• Exercise
Both boundary lines count: repeat, exactly and alone, the lines from the one containing "Emit a Python" to the one containing "ax.set_facecolor(BG)", with pictures left out.

(Source code of charts)
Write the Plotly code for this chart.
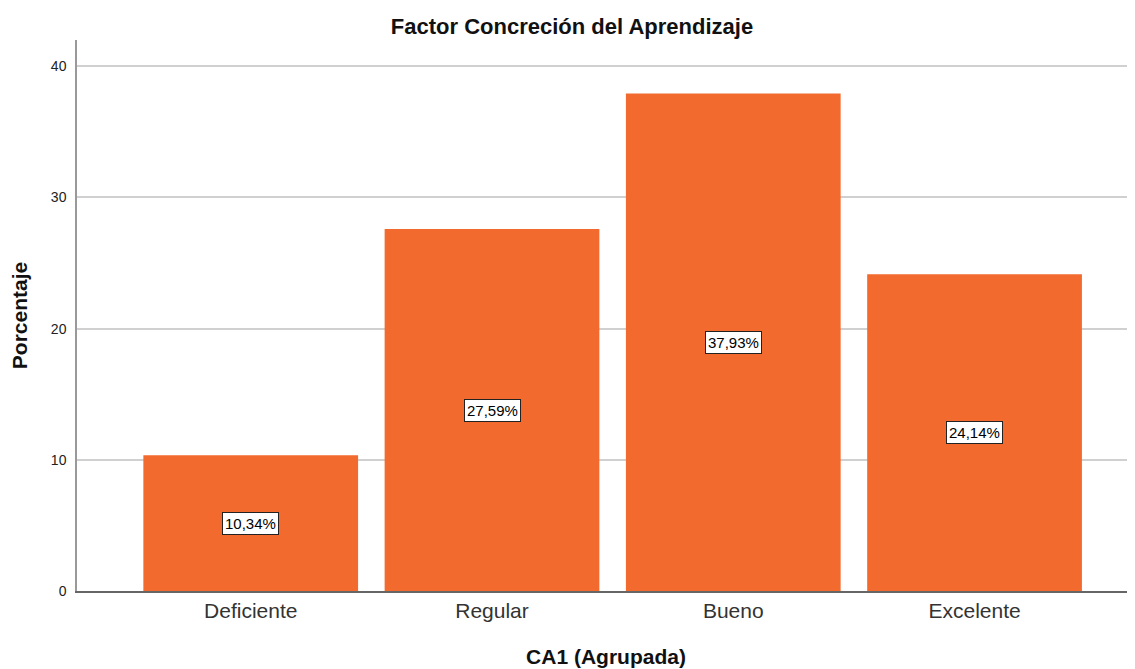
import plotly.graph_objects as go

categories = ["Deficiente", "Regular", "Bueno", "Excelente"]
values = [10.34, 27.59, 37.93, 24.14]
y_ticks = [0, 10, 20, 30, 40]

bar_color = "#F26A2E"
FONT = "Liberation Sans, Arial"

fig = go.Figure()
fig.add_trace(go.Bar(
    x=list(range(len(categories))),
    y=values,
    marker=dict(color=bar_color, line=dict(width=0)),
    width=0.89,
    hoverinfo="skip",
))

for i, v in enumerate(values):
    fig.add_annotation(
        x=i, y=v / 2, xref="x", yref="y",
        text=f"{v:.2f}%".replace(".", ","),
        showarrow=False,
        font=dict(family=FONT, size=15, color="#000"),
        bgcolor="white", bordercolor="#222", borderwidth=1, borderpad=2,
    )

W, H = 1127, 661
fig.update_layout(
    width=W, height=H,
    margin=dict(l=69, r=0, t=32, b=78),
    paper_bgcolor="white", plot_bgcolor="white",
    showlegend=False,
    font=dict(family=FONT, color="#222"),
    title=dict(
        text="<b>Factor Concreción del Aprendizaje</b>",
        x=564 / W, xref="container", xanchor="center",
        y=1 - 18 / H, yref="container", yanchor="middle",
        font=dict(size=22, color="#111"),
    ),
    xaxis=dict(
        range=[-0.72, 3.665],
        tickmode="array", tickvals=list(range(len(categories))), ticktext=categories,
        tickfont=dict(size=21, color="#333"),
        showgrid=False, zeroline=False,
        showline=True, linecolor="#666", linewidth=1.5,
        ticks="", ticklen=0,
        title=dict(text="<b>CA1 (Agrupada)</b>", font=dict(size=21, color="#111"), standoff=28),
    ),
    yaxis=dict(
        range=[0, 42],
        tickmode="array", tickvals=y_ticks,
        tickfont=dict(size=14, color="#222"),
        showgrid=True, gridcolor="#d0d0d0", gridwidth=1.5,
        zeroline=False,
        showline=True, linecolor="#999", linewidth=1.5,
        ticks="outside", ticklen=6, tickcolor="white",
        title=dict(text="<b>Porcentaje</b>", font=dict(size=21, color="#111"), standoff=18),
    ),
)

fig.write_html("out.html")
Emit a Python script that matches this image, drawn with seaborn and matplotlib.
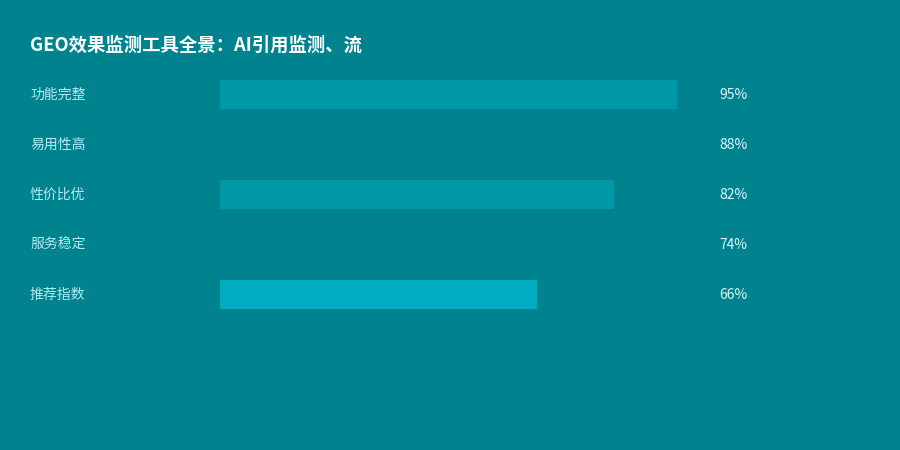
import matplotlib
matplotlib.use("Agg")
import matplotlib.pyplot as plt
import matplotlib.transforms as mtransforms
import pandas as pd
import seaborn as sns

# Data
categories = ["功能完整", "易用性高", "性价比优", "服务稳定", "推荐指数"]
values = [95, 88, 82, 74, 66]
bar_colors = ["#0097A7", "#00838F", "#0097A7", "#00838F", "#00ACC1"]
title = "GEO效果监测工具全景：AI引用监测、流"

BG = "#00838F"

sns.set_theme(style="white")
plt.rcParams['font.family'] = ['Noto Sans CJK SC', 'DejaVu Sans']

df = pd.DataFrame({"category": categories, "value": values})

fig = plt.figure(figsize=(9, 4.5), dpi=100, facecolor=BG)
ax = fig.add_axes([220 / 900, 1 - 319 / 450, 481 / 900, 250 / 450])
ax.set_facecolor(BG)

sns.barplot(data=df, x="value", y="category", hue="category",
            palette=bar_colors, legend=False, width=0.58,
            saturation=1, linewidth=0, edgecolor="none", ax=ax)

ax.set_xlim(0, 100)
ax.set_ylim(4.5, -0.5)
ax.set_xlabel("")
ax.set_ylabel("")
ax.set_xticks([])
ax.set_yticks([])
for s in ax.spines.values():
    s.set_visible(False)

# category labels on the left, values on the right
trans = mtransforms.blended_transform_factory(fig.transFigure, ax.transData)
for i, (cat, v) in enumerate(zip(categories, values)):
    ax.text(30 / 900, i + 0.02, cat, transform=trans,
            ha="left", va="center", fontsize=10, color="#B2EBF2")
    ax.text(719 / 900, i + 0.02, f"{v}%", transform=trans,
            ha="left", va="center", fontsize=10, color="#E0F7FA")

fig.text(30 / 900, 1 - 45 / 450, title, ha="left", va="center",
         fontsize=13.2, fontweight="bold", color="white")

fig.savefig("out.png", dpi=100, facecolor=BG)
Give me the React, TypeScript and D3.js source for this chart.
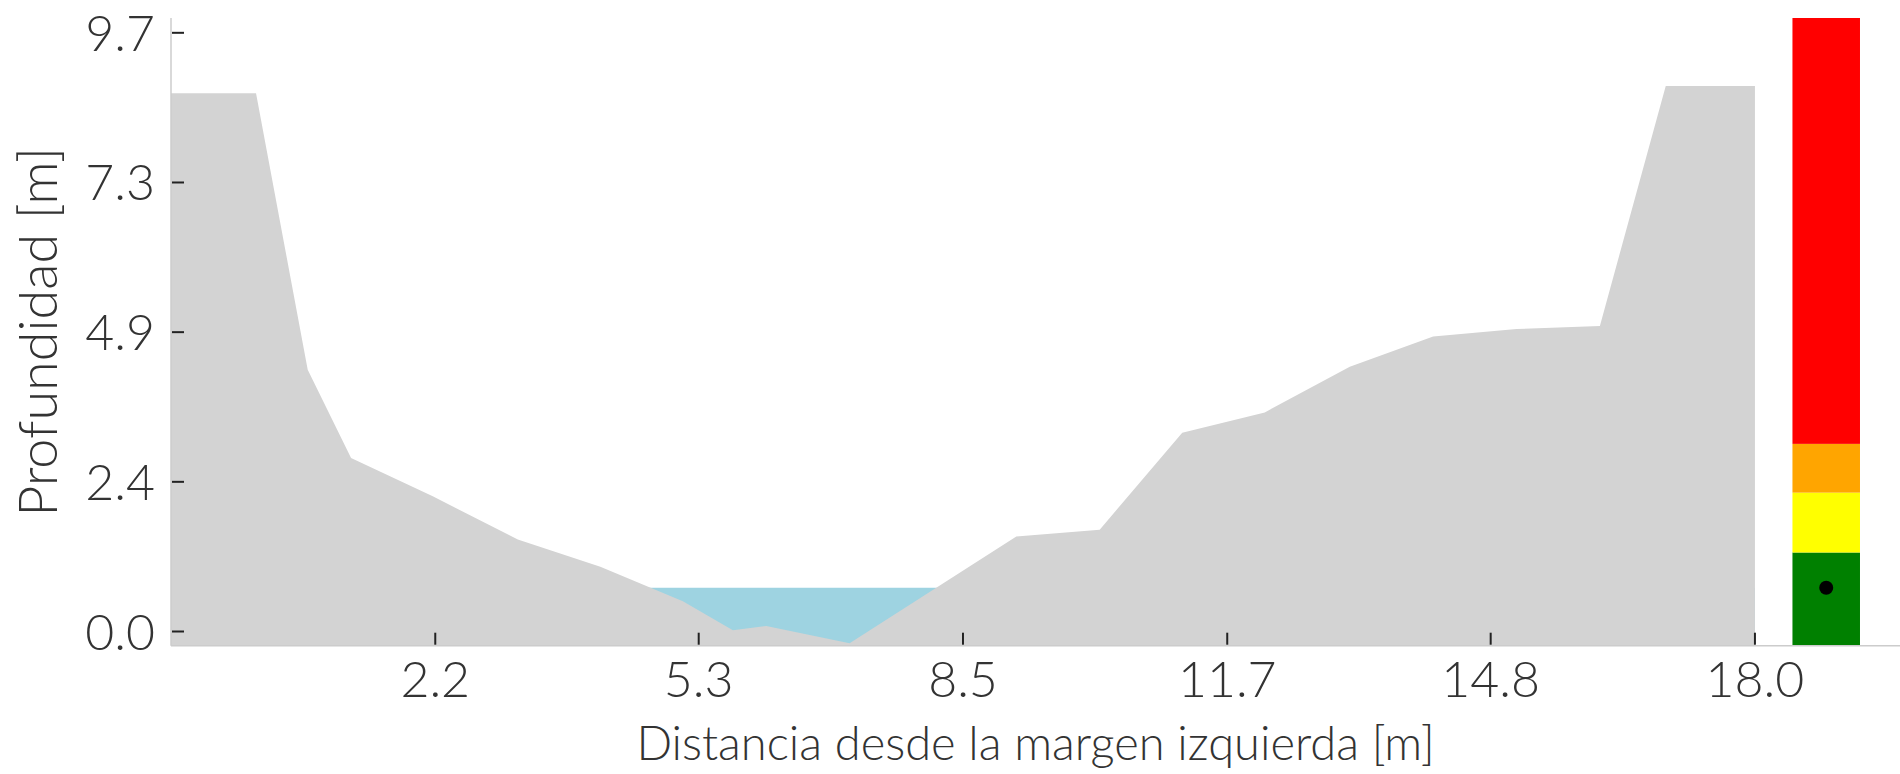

• Exercise result
Emit a Python script that matches this image, drawn with seaborn and matplotlib.
import matplotlib
matplotlib.use("Agg")
import matplotlib.pyplot as plt
import matplotlib.transforms as mtransforms
import pandas as pd
import seaborn as sns

# Data
categories = ["功能完整", "易用性高", "性价比优", "服务稳定", "推荐指数"]
values = [95, 88, 82, 74, 66]
bar_colors = ["#0097A7", "#00838F", "#0097A7", "#00838F", "#00ACC1"]
title = "GEO效果监测工具全景：AI引用监测、流"

BG = "#00838F"

sns.set_theme(style="white")
plt.rcParams['font.family'] = ['Noto Sans CJK SC', 'DejaVu Sans']

df = pd.DataFrame({"category": categories, "value": values})

fig = plt.figure(figsize=(9, 4.5), dpi=100, facecolor=BG)
ax = fig.add_axes([220 / 900, 1 - 319 / 450, 481 / 900, 250 / 450])
ax.set_facecolor(BG)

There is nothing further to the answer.